AI as Coordination-Compressing Capital: Task Reallocation, Organizational Redesign, and the Regime Fork
Alex Farach · Fetched March 12, 2026
semantic_scholar theoretical n/a evidence 8/10 relevance Full text usable extracted full text Source PDF
A formal model of 'agent capital' shows that AI-driven reductions in coordination costs compress hierarchies, raise output and manager spans, widen manager–worker pay gaps, and can yield either broad-based gains or superstar concentration depending on who captures coordination rents.

Task-based models of AI and labor hold organizational structure fixed. We introduce agent capital: AI that reduces coordination costs, expanding spans of control and enabling endogenous task creation. Five propositions characterize how coordination compression affects output, hierarchy, manager demand, wage dispersion, and the task frontier. The model generates a regime fork: the same technology produces broad-based gains or superstar concentration depending on who benefits from coordination compression. Simulations with heterogeneous workers confirm sharp regime divergence. Economy-wide inequality falls in all regimes through employment expansion, but the manager-worker wage gap widens universally. The distributional impact hinges on who controls organizational elasticity.

Summary

Main Finding

The paper introduces "agent capital" (KA) — AI that lowers within-firm coordination costs — as a distinct input that reshapes organizational structure. Reducing coordination friction unambiguously raises output and flattens hierarchies, but the distributional consequences depend critically on how KA interacts with managerial skill. If KA is broadly accessible, it functions like general infrastructure with broad-based gains; if KA disproportionately augments top managers, it generates superstar concentration.

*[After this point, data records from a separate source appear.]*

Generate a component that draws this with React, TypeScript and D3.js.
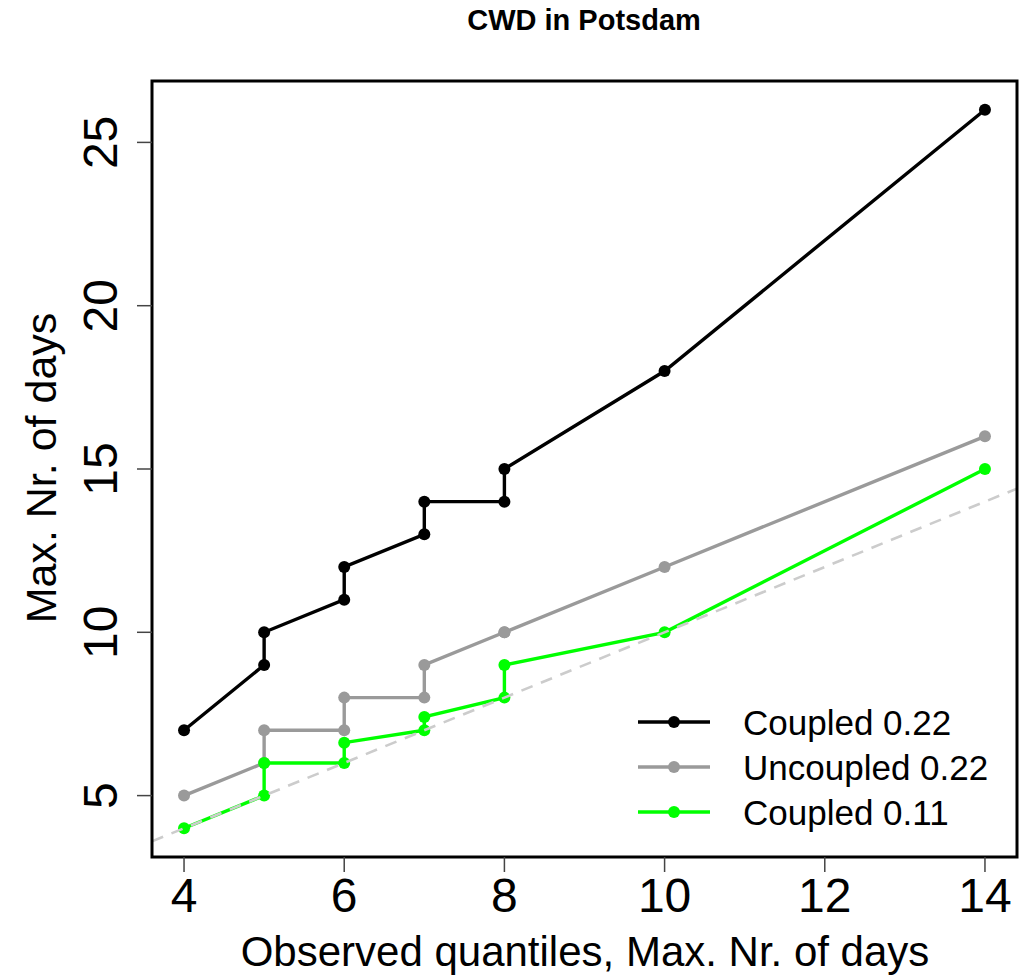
import React from "react";
import * as d3 from "d3";

const observedQuantiles = [4, 5, 5, 6, 6, 7, 7, 8, 8, 10, 14];
const coupled022 = [7, 9, 10, 11, 12, 13, 14, 14, 15, 18, 26];
const uncoupled022 = [5, 6, 7, 7, 8, 8, 9, 10, 10, 12, 16];
const coupled011 = [4, 5, 6, 6, 6.62, 7, 7.41, 8, 9, 10, 15];
const xTicks = [4, 6, 8, 10, 12, 14];
const yTicks = [5, 10, 15, 20, 25];
const seriesNames = ["Coupled 0.22", "Uncoupled 0.22", "Coupled 0.11"];
const seriesColors = ["#000000", "#9a9a9a", "#00ff00"];

const W = 1033;
const H = 978;
const L = 152, R = 1017, T = 81, B = 857;
const FONT = "'Liberation Sans', Arial, Helvetica, sans-serif";

export default function App() {
  const x = d3.scaleLinear().domain([3.6, 14.4]).range([L, R]);
  const y = d3.scaleLinear().domain([3.12, 26.88]).range([B, T]);
  const series = [coupled022, uncoupled022, coupled011];
  const line = d3
    .line<[number, number]>()
    .x((d) => x(d[0]))
    .y((d) => y(d[1]));
  const abX = [3.6, 14.4];

  return (
    <svg
      width={W}
      height={H}
      style={{ position: "absolute", left: 0, top: 0, background: "#fff" }}
      fontFamily={FONT}
    >
      <rect x={0} y={0} width={W} height={H} fill="#fff" />
      <text x={584} y={30} textAnchor="middle" fontSize={29} fontWeight="bold">
        CWD in Potsdam
      </text>

      {series.map((vals, si) => {
        const pts: [number, number][] = observedQuantiles.map((q, i) => [q, vals[i]]);
        return (
          <g key={si}>
            <path d={line(pts) || ""} fill="none" stroke={seriesColors[si]} strokeWidth={3.4} />
            {pts.map((p, i) => (
              <circle key={i} cx={x(p[0])} cy={y(p[1])} r={6} fill={seriesColors[si]} />
            ))}
          </g>
        );
      })}

      <clipPath id="plotclip">
        <rect x={L} y={T} width={R - L} height={B - T} />
      </clipPath>
      <line
        x1={x(abX[0])}
        y1={y(abX[0])}
        x2={x(abX[1])}
        y2={y(abX[1])}
        stroke="#cccccc"
        strokeWidth={2.6}
        strokeDasharray="12,9"
        clipPath="url(#plotclip)"
      />

      <rect x={L} y={T} width={R - L} height={B - T} fill="none" stroke="#000" strokeWidth={3} />

      {xTicks.map((t) => (
        <g key={t}>
          <line x1={x(t)} x2={x(t)} y1={B} y2={B + 15} stroke="#444" strokeWidth={1.5} />
          <text x={x(t)} y={912} textAnchor="middle" fontSize={48}>
            {t}
          </text>
        </g>
      ))}
      {yTicks.map((t) => (
        <g key={t}>
          <line x1={L} x2={L - 15} y1={y(t)} y2={y(t)} stroke="#444" strokeWidth={1.5} />
          <text
            transform={`translate(117,${y(t)}) rotate(-90)`}
            textAnchor="middle"
            fontSize={48}
          >
            {t}
          </text>
        </g>
      ))}

      <text x={585} y={966} textAnchor="middle" fontSize={42}>
        Observed quantiles, Max. Nr. of days
      </text>
      <text transform={`translate(56,468) rotate(-90)`} textAnchor="middle" fontSize={43}>
        Max. Nr. of days
      </text>

      {seriesNames.map((name, i) => {
        const cy = 722 + i * 45;
        return (
          <g key={name}>
            <line x1={638} x2={710} y1={cy} y2={cy} stroke={seriesColors[i]} strokeWidth={3.4} />
            <circle cx={674} cy={cy} r={6} fill={seriesColors[i]} />
            <text x={743} y={cy + 12.5} fontSize={35}>
              {name}
            </text>
          </g>
        );
      })}
    </svg>
  );
}
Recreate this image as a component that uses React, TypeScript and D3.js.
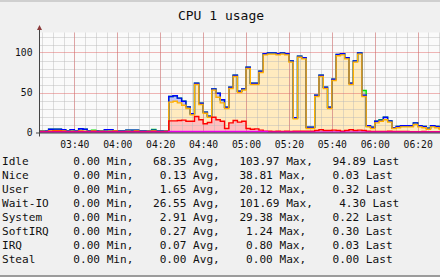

The model yields five formal propositions and a sharp "regime fork" (general-infrastructure vs elite-complementarity), supported by simulations with heterogeneous workers.

Key Points

  • Agent capital (KA): modeled as an input that reduces per-worker coordination cost c(KA) and thereby expands each manager’s span of control Si = 1/ci.
  • Coordination-compression functional form: c_i(KA) = c0 / (1 + γ · KA · s_i^β), where
    • c0 = baseline coordination friction,
    • γ = effectiveness of KA at compressing coordination,
    • s_i = manager skill,
    • β = elite-complementarity exponent (controls whether KA is broadly shared or skill-amplifying).
  • Endogenous task creation: task frontier T(KA) = T0(1 + δ · KA); δ governs how coordination compression enables new tasks.
  • Rent-sharing and wages: team output Yi = A · L_eff,i^α with Cobb–Douglas sharing — manager gets (1−α)Yi, workers split αYi proportional to skills qj.
  • Five formal propositions:
  • Output Effect: ∂Y/∂KA > 0 (coordination compression raises output holding team allocations fixed).
  • Span Expansion: Si strictly increases with KA (hierarchies flatten).
  • Manager Demand: Required number of managers falls with KA (fewer layers/managers needed).
  • Wage Dispersion: Managerial wage dispersion (Gini) rises with KA for β > 0; the effect strengthens with β.
  • Task Frontier: KA can endogenously expand feasible tasks (via δ > 0), absorbing displaced labor and affecting employment.
  • Regime fork:
    • General-infrastructure equilibrium (low β): KA is broadly accessible; productivity and employment rise broadly, inequality within firms can fall as employment expands, though manager-worker wage gap widens.
    • Elite-complementarity equilibrium (high β): KA disproportionately benefits top managers; managerial wage concentration (superstars) emerges, producing pronounced inequality.
  • Simulation findings:
    • Simulations with heterogeneous workers confirm sharp divergence across parameter regimes.
    • Within simulated firms, overall inequality falls in all regimes as employment expands, but the manager–worker wage gap widens universally.
    • Distributional outcomes hinge on who controls organizational elasticity (the β channel) and on task-creation elasticity δ.
  • Empirical context and connections: builds on task-based AI literature (Acemoglu & Restrepo; Agrawal et al.) and organizational models (Garicano; Garicano & Rossi-Hansberg); matches empirical evidence on post-AI hierarchy flattening (Ewens & Giroud; Babina et al.).

Data & Methods

  • Analytical model:
    • Team-level production with coordination friction: effective labor L_eff,i = Q_i / (1 + c_i n_i), where Q_i is team quality (sum of worker skills) and n_i is team size.
    • Capacity closure: team sizes bind to technological capacity ni = Si = 1/ci (assumes abundant labor so teams fill capacity).
    • Cobb–Douglas sharing rule: manager residual share (1−α)Yi; workers split αYi proportionally to qj.
    • Elite complementarity parameter β indexes how KA maps into manager-specific effective KA (K_eff,i = KA · s_i^β).
    • Task creation parameter δ governs expansion of the task frontier T(KA).
    • Comparative statics yield five propositions with proofs.
  • Simulations:
    • Implemented with heterogeneous workers and a fixed manager pool (example: n = 20 managers).
    • Parameter sweeps across regimes (varying β, γ, δ, etc.) to illustrate regime fork outcomes and distributional dynamics.
    • Simulation details: proportional allocation rules used in many runs; the paper notes potential local non-monotonicities under proportional allocation when low-skill workers admitted dilute effective labor.
  • Modeling choices / assumptions to note:
    • Coordination capacity closure (ni = Si) rather than interior optimization.
    • Cobb–Douglas sharing/rent-splitting convention (manager residual).
    • Linear task-creation specification T(KA) = T0(1 + δKA) (claimed not to be essential qualitatively).
    • KA treated as separate from conventional capital and labor (non-rival, scalable).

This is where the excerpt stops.